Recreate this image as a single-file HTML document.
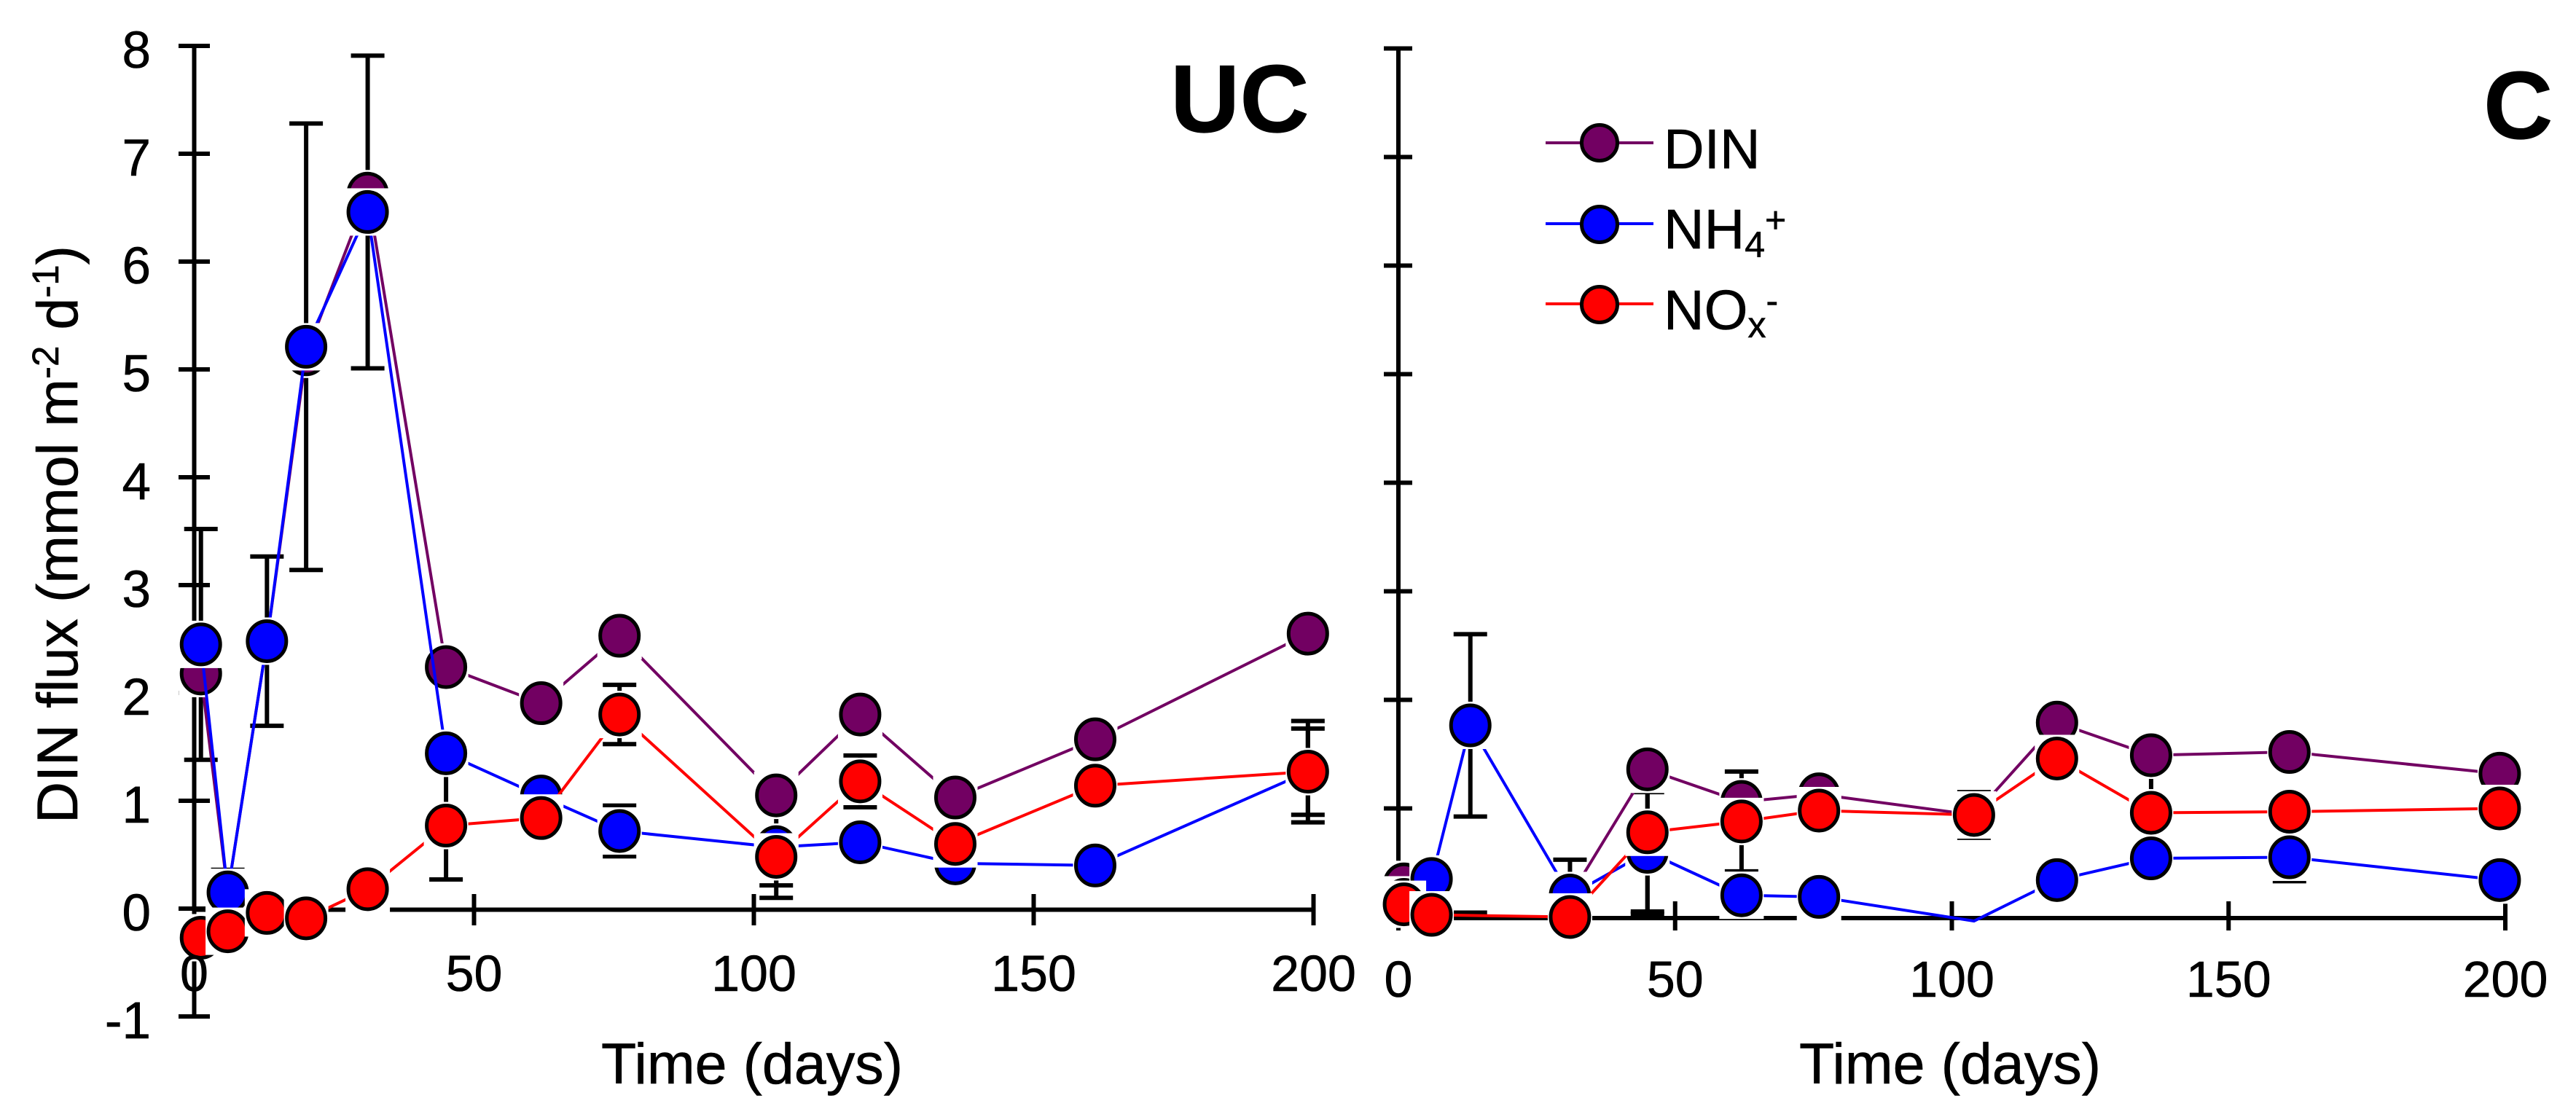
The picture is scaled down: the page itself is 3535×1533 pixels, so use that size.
<!DOCTYPE html>
<html lang="en">
<head>
<meta charset="utf-8">
<title>DIN flux over time</title>
<style>
  html, body { margin: 0; padding: 0; background: #fff; }
  svg { display: block; }
  text { font-family: "Liberation Sans", Arial, sans-serif; fill: #000; stroke: #000; stroke-width: 0.6px; }
</style>
</head>
<body>
<svg id="chart" xmlns="http://www.w3.org/2000/svg" width="3535" height="1533" viewBox="0 0 3535 1533">
  <rect x="0" y="0" width="3535" height="1533" fill="#fff"/>
  <g id="left-panel"></g>
  <g id="right-panel"></g>

  <text transform="translate(106,1130) rotate(-90)" font-size="79">DIN flux (mmol m<tspan dy="-26" font-size="51">-2</tspan><tspan dy="26"> d</tspan><tspan dy="-26" font-size="51">-1</tspan><tspan dy="26">)</tspan></text>
  <text x="825" y="1487" font-size="79">Time (days)</text>
  <text x="2469" y="1487" font-size="79">Time (days)</text>
  <text x="1606" y="181" font-size="132" font-weight="bold">UC</text>
  <text x="3408" y="190" font-size="132" font-weight="bold">C</text>

  <g>
    <g>
      <line x1="2121" y1="196" x2="2269" y2="196" stroke="#720062" stroke-width="4"/>
      <circle cx="2195" cy="196" r="24.5" fill="#720062" stroke="#000" stroke-width="5"/>
      <text x="2283" y="231" font-size="77">DIN</text>
    </g>
    <g>
      <line x1="2121" y1="307" x2="2269" y2="307" stroke="#0000ff" stroke-width="4"/>
      <circle cx="2195" cy="308" r="24.5" fill="#0000ff" stroke="#000" stroke-width="5"/>
      <text x="2283" y="341" font-size="77">NH<tspan dy="12" font-size="50">4</tspan><tspan dy="-34" font-size="50">+</tspan></text>
    </g>
    <g>
      <line x1="2121" y1="417" x2="2269" y2="417" stroke="#ff0000" stroke-width="4"/>
      <circle cx="2195" cy="418" r="24.5" fill="#ff0000" stroke="#000" stroke-width="5"/>
      <text x="2283" y="452" font-size="77">NO<tspan dy="11" font-size="50">x</tspan><tspan dy="-33" font-size="50">-</tspan></text>
    </g>
  </g>
</svg>
<script>
const xTicks = [0, 50, 100, 150, 200];
const yTicksLeft = [-1, 0, 1, 2, 3, 4, 5, 6, 7, 8];
const yTicksRight = [0, 1, 2, 3, 4, 5, 6, 7, 8];

const ucDays = [1.2, 6, 13, 20, 31, 45, 62, 76, 104, 119, 136, 161, 199];
const ucDIN = [2.18, 0.15, 2.48, 5.14, 6.63, 2.24, 1.905, 2.53, 1.05, 1.80, 1.03, 1.57, 2.55];
const ucNH4 = [2.45, 0.15, 2.48, 5.21, 6.46, 1.44, 1.04, 0.72, 0.57, 0.615, 0.42, 0.40, 1.27];
const ucNOx = [-0.27, -0.21, -0.04, -0.09, 0.18, 0.77, 0.84, 1.80, 0.48, 1.18, 0.60, 1.14, 1.27];
const ucErrNH4 = [1.07, 0.21, 0.785, 2.07, 1.45, 0, 0, 0.235, 0.47, 0, 0, 0, 0.40];
const ucErrNOx = [0, 0, 0, 0, 0, 0.50, 0, 0.275, 0.265, 0.24, 0, 0, 0.47];

/* null = no marker and the line runs straight past; NaN = no marker and the line breaks */
const cDays = [1, 6, 13, 31, 45, 62, 76, 104, 119, 136, 161, 199];
const cDIN = [0.30, NaN, NaN, 0.19, 1.36, 1.06, 1.13, 0.94, 1.79, 1.49, 1.52, 1.32];
const cNH4 = [0.158, 0.35, 1.765, 0.198, 0.60, 0.20, 0.185, -0.037, 0.34, 0.54, 0.55, 0.34];
const cNOx = [0.117, 0.02, null, 0.0, 0.78, 0.88, 0.98, 0.94, 1.46, 0.96, 0.97, 1.0];
const cErrNH4 = [0, 0, 0.84, 0.33, 0.55, 0, 0, 0, 0, 0, 0.22, 0];
const cErrNOx = [0, 0, 0, 0, 0.75, 0.46, 0, 0.21, 0, 0.34, 0, 0];
const cNH4UnmarkedDays = [104];
const cLoneCapDays = [13];
const cLoneCapValues = [0.04];

const NS = 'http://www.w3.org/2000/svg';
const PURPLE = '#720062', BLUE = '#0000ff', RED = '#ff0000';

function xLeft(d) { return 266.5 + 7.68 * d; }
function yLeft(v) { return 1247 - 148 * v; }
function xRight(d) { return 1919 + 7.595 * d; }
function yRight(v) { return 1258.5 - 149 * v; }

function make(tag, parent, attrs) {
  const el = document.createElementNS(NS, tag);
  for (const k in attrs) el.setAttribute(k, attrs[k]);
  parent.appendChild(el);
  return el;
}

function drawAxes(parent, panel, x, y, yTicks, yBottom, yTickL, yTickR, xTickT, xTickB) {
  const xa = make('line', parent, { x1: x(0) - 3, x2: x(200) + 3, y1: y(0) + 1.5, y2: y(0) + 1.5, stroke: '#000', 'stroke-width': 6 });
  
  
  const ya = make('line', parent, { x1: x(0), x2: x(0), y1: y(8) - 3, y2: yBottom, stroke: '#000', 'stroke-width': 6 });
  
  

  xTicks.forEach(function (t) {
    const tick = make('line', parent, { x1: x(t), x2: x(t), y1: xTickT, y2: xTickB, stroke: '#000', 'stroke-width': 6 });
    
    
  });
  yTicks.forEach(function (t) {
    const tick = make('line', parent, { x1: yTickL, x2: yTickR, y1: y(t), y2: y(t), stroke: '#000', 'stroke-width': 6 });
    
    
  });
}

function drawTickLabels(parent, panel, x, y, yTicks, xLabelBase, showYLabels) {
  xTicks.forEach(function (t) {
    const label = make('text', parent, { x: x(t), y: xLabelBase, 'font-size': 70, 'text-anchor': 'middle' });
    label.textContent = String(t);
    
    
  });
  if (showYLabels) {
    yTicks.forEach(function (t) {
      const label = make('text', parent, { x: 207, y: y(t) + 30, 'font-size': 71, 'text-anchor': 'end' });
      label.textContent = String(t);
      
      
    });
  }
}

function drawErrors(parent, panel, x, y, days, values, errs, seriesName) {
  days.forEach(function (d, i) {
    const e = errs[i];
    if (!e) return;
    const cx = x(d);
    const top = y(values[i] + e), bot = y(values[i] - e);
    const stem = make('line', parent, { x1: cx, x2: cx, y1: top, y2: bot, stroke: '#000', 'stroke-width': 6 });
    
    
    [top, bot].forEach(function (cy) {
      const cap = make('line', parent, { x1: cx - 23, x2: cx + 23, y1: cy, y2: cy, stroke: '#000', 'stroke-width': 6 });
      
      
    });
  });
}

function drawLoneCaps(parent, panel, x, y, days, values) {
  days.forEach(function (d, i) {
    const cap = make('line', parent, { x1: x(d) - 23, x2: x(d) + 23, y1: y(values[i]), y2: y(values[i]), stroke: '#000', 'stroke-width': 6 });
    
    
  });
}

function drawSeries(parent, panel, x, y, days, values, color, seriesName, unmarkedDays) {
  const segments = [[]];
  days.forEach(function (d, i) {
    const v = values[i];
    if (v === null) return;
    if (Number.isNaN(v)) { segments.push([]); return; }
    segments[segments.length - 1].push(x(d) + ',' + y(v));
  });
  segments.forEach(function (seg) {
    if (seg.length < 2) return;
    const line = make('polyline', parent, { points: seg.join(' '), fill: 'none', stroke: color, 'stroke-width': 4 });
    
    
  });
  days.forEach(function (d, i) {
    const v = values[i];
    if (v === null || Number.isNaN(v)) return;
    if (unmarkedDays && unmarkedDays.indexOf(d) >= 0) return;
    const cx = x(d), cy = y(v);
    const mask = make('rect', parent, { x: cx - 30.5, y: cy - 32.5, width: 61, height: 65, fill: '#fff' });
    
    
    const dot = make('ellipse', parent, { cx: cx, cy: cy, rx: 26.5, ry: 27.5, fill: color, stroke: '#000', 'stroke-width': 5 });
    
    
  });
}

const leftG = document.getElementById('left-panel');
drawAxes(leftG, 'uc', xLeft, yLeft, yTicksLeft, yLeft(-1) + 3, 245, 288, 1227, 1270);
drawErrors(leftG, 'uc', xLeft, yLeft, ucDays, ucNH4, ucErrNH4, 'nh4');
drawErrors(leftG, 'uc', xLeft, yLeft, ucDays, ucNOx, ucErrNOx, 'nox');
drawSeries(leftG, 'uc', xLeft, yLeft, ucDays, ucDIN, PURPLE, 'din');
drawSeries(leftG, 'uc', xLeft, yLeft, ucDays, ucNH4, BLUE, 'nh4');
drawSeries(leftG, 'uc', xLeft, yLeft, ucDays, ucNOx, RED, 'nox');
drawTickLabels(leftG, 'uc', xLeft, yLeft, yTicksLeft, 1360, true);

const rightG = document.getElementById('right-panel');
drawAxes(rightG, 'c', xRight, yRight, yTicksRight, 1277, 1899, 1938, 1237, 1277);
drawErrors(rightG, 'c', xRight, yRight, cDays, cNH4, cErrNH4, 'nh4');
drawErrors(rightG, 'c', xRight, yRight, cDays, cNOx, cErrNOx, 'nox');
drawLoneCaps(rightG, 'c', xRight, yRight, cLoneCapDays, cLoneCapValues);
drawSeries(rightG, 'c', xRight, yRight, cDays, cDIN, PURPLE, 'din');
drawSeries(rightG, 'c', xRight, yRight, cDays, cNH4, BLUE, 'nh4', cNH4UnmarkedDays);
drawSeries(rightG, 'c', xRight, yRight, cDays, cNOx, RED, 'nox');
drawTickLabels(rightG, 'c', xRight, yRight, yTicksRight, 1368, false);
</script>
</body>
</html>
= = = =
**Exercise goal:** Report how many lines in the data contain the word "document", with no words besides the number.

**Answer to the exercise:** 4